Biographie

Boetticher, Karl Heinrich von

Herkunft: Pommern
Beruf: Politiker
* 6. Januar 1833 in Stettin/Pommern
† 6. März 1907 in Naumburg/Provinz Sachsen

Am 6. Januar 1833 wurde der preußische Politiker Heinrich von Boetticher in Stettin geboren. Er war der Sohn von Karl Wilhelm B., des nachmaligen Oberpräsidenten von Ostpreußen und des Chefpräsidenten der Oberrechnungskammer, der für seine Verdienste um den preußischen Staat in den erblichen Adelsstand erhoben wurde. Er studierte in Würzburg und Berlin Jura und war danach als Gerichtsassessor beim Kammergericht in Berlin tätig. Anschließend übernahm er das Amt eines Justitiars bei den Regierungen in Gumbinnen, Danzig, Stralsund und Potsdam. Nach kurzer Tätigkeit als Hilfsarbeiter im preußischen Handelsministerium verließ er den Staatsdienst, um 1865 ein Kommunalamt in Stralsund zu übernehmen. 1869 wurde er in das Ministerium des Inneren berufen, wo er auf Grund seiner Tüchtigkeit zum Geheimen Regierungsrat und vortragenden Rat ernannt wurde. Im selben Jahr übertrug man ihm den Posten des Regierungspräsidenten in Hannover, 1876 dasselbe Amt in Schleswig und schließlich 1879 das des Oberpräsidenten der Provinz Schleswig-Holstein. Schon im September 1880 kam er als Staatssekretär des Reichsamts des Innern und preußischer Staatsminister nach Berlin. Auf Grund der hohen Wertschätzung, die der Reichskanzler Otto von Bismarck von ihm hatte, wurde er nach einem Jahr dessen Generalstellvertreter, auch im Vorsitz des Bundesrates, und 1888 Vizepräsident des preußischen Staatsministeriums.

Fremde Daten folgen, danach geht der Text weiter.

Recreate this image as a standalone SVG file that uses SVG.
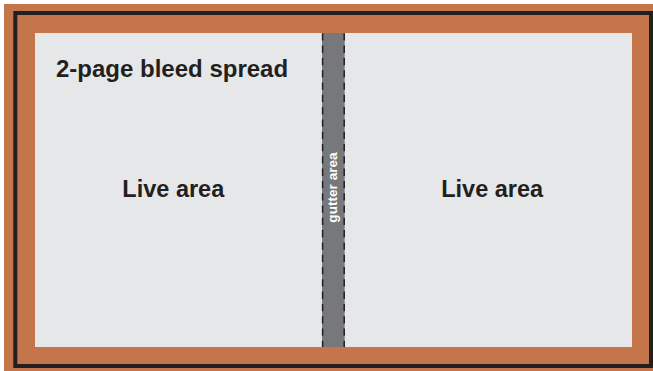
<svg xmlns="http://www.w3.org/2000/svg" width="653" height="371" viewBox="0 0 653 371">
<style>
.lbl{font-family:"Liberation Sans",Arial,Helvetica,sans-serif;font-weight:bold;fill:#231f20}
.gut{font-family:"Liberation Sans",Arial,Helvetica,sans-serif;font-weight:bold;fill:#ffffff}
.dash{stroke:#231f20;stroke-width:1.5;stroke-dasharray:7.3 5;fill:none}
</style>
<rect x="4" y="4" width="649" height="367" fill="#c4764a"/>
<rect x="15.3" y="13" width="635.7" height="353" fill="none" stroke="#231f20" stroke-width="4"/>
<g id="spread">
<rect x="35" y="33" width="597" height="314" fill="#e6e7e8"/>
<text class="lbl" x="56" y="76.7" font-size="24">2-page bleed spread</text>
</g>
<g id="live-left">
<text class="lbl" x="173.3" y="197.3" font-size="23.5" text-anchor="middle">Live area</text>
</g>
<g id="live-right">
<text class="lbl" x="492.2" y="197.3" font-size="23.5" text-anchor="middle">Live area</text>
</g>
<g id="gutter">
<rect x="322" y="33" width="22.7" height="314" fill="#77787b"/>
<text class="gut" transform="translate(336.5,187.5) rotate(-90)" font-size="13.6" text-anchor="middle">gutter area</text>
</g>
<g id="connectors">
<line class="dash" x1="322.6" y1="33.3" x2="322.6" y2="347"/>
<line class="dash" x1="344.2" y1="33.3" x2="344.2" y2="347"/>
</g>
</svg>
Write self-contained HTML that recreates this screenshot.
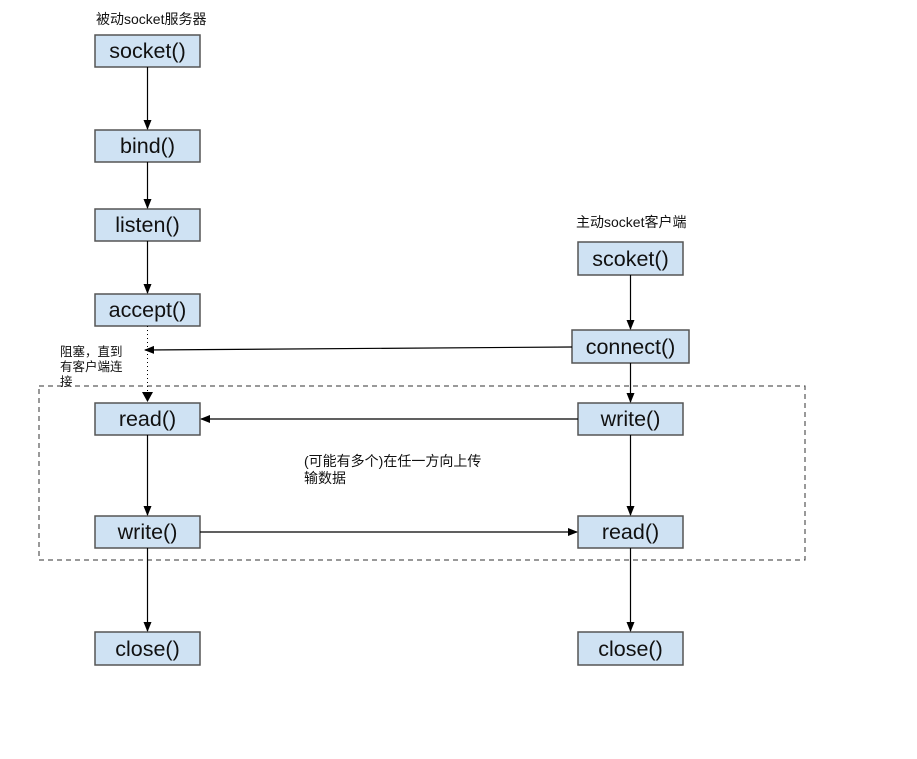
<!DOCTYPE html>
<html><head><meta charset="utf-8"><style>
body{margin:0;background:#fff;}
svg text{font-family:"Liberation Sans","Noto Sans CJK SC",sans-serif;}
</style></head><body>
<svg width="917" height="754" viewBox="0 0 917 754" xmlns="http://www.w3.org/2000/svg">
<defs><marker id="a" markerWidth="10" markerHeight="10" refX="9" refY="5" orient="auto" markerUnits="userSpaceOnUse"><path d="M0,1 L10,5 L0,9 z" fill="#000"/></marker></defs>
<rect x="39" y="386" width="766" height="174" fill="none" stroke="#333" stroke-dasharray="5,4"/>
<g fill="#cfe2f3" stroke="#555" stroke-width="1.5">
<rect x="95" y="35" width="105" height="32"/>
<rect x="95" y="130" width="105" height="32"/>
<rect x="95" y="209" width="105" height="32"/>
<rect x="95" y="294" width="105" height="32"/>
<rect x="95" y="403" width="105" height="32"/>
<rect x="95" y="516" width="105" height="32"/>
<rect x="95" y="632" width="105" height="33"/>
<rect x="578" y="242" width="105" height="33"/>
<rect x="572" y="330" width="117" height="33"/>
<rect x="578" y="403" width="105" height="32"/>
<rect x="578" y="516" width="105" height="32"/>
<rect x="578" y="632" width="105" height="33"/>
</g>
<g stroke="#000" stroke-width="1.2" marker-end="url(#a)">
<line x1="147.5" y1="67" x2="147.5" y2="129"/>
<line x1="147.5" y1="162" x2="147.5" y2="208"/>
<line x1="147.5" y1="241" x2="147.5" y2="293"/>
<line x1="147.5" y1="435" x2="147.5" y2="515"/>
<line x1="147.5" y1="548" x2="147.5" y2="631"/>
<line x1="630.5" y1="275" x2="630.5" y2="329"/>
<line x1="630.5" y1="363" x2="630.5" y2="402"/>
<line x1="630.5" y1="435" x2="630.5" y2="515"/>
<line x1="630.5" y1="548" x2="630.5" y2="631"/>
<line x1="572" y1="347" x2="145" y2="350"/>
<line x1="578" y1="419" x2="201" y2="419"/>
<line x1="200" y1="532" x2="577" y2="532"/>
</g>
<line x1="147.5" y1="326" x2="147.5" y2="393" stroke="#000" stroke-dasharray="1,3"/>
<path d="M142,392 L153,392 L147.5,402 z" fill="#000"/>
<g font-size="21.5" text-anchor="middle" fill="#111">
<text x="147.5" y="58">socket()</text>
<text x="147.5" y="153">bind()</text>
<text x="147.5" y="232">listen()</text>
<text x="147.5" y="317">accept()</text>
<text x="147.5" y="426">read()</text>
<text x="147.5" y="539">write()</text>
<text x="147.5" y="656">close()</text>
<text x="630.5" y="266">scoket()</text>
<text x="630.5" y="354">connect()</text>
<text x="630.5" y="426">write()</text>
<text x="630.5" y="539">read()</text>
<text x="630.5" y="656">close()</text>
</g>
<g font-size="14" fill="#111">
<text x="96" y="24">被动socket服务器</text>
<text x="576" y="227">主动socket客户端</text>
<text x="304" y="466">(可能有多个)在任一方向上传</text>
<text x="304" y="483">输数据</text>
</g>
<g font-size="12.5" fill="#111">
<text x="60" y="356">阻塞，直到</text>
<text x="60" y="371">有客户端连</text>
<text x="60" y="386">接</text>
</g>
</svg>
</body></html>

Boetticher war ein Beamter von außerordentlicher Befähigung. Er besaß die Gunst des Reichskanzlers, hatte aber auch das Vertrauen des Kaisers, des Kronprinzen Friedrich III. wie deren Frauen. In sein Aufgabengebiet fiel die Wirtschafts- und die Sozialgesetzgebung. Hier wirkte er besonders bei der Erarbeitung des Invaliditäts- und des Altersversicherungsgesetzes mit, die zusammen mit anderen gesetzlichen Maßnahmen eine in dieser Zeit für Europa vorbildliches und von anderen Staaten später nachgeahmtes soziales Gesetzgebungswerk darstellten. Boetticher geriet in den Konflikt zwischen Kaiser Wilhelm II. und Bismarck und zog sich wegen seiner Entscheidung für den Kaiser den ungerechtfertigten Zorn des Kanzlers zu. Unter Reichskanzler Leo von Caprivi war er maßgeblich an der Handelspolitik beteiligt. 1895 mußte er wegen eines persönlichen Konfliktes mit dem Kaiser zurücktreten. 1898 übernahm er das Amt des Oberpräsidenten der Provinz Sachsen und wurde 1901 Mitglied des preußischen Herrenhauses. Ein Jahr nach seiner Pensionierung starb er in Naumburg, das er als seinen Altersruhesitz gewählt hatte.

Lit.: Rogge, Bernhard: Zum Gedächtnis des … Staatsministers Dr. Karl Heinrich von Boetticher. Magdeburg 1907; Eppstein, Georg Freiherr von: Fürst Bismarcks Entlassung. Nach den hinterlassenen, bisher unveröffentlichten Aufzeichnungen des Karl Heinrich von Boetticher und des Franz Johannes von Rottenburg. Berlin 1920; NDB2; Bosl, Karl, Günther Franz, Hanns Hubert Hofmann: Biographisches Wörterbuch zur deutschen Geschichte. Bd. 1. 1973.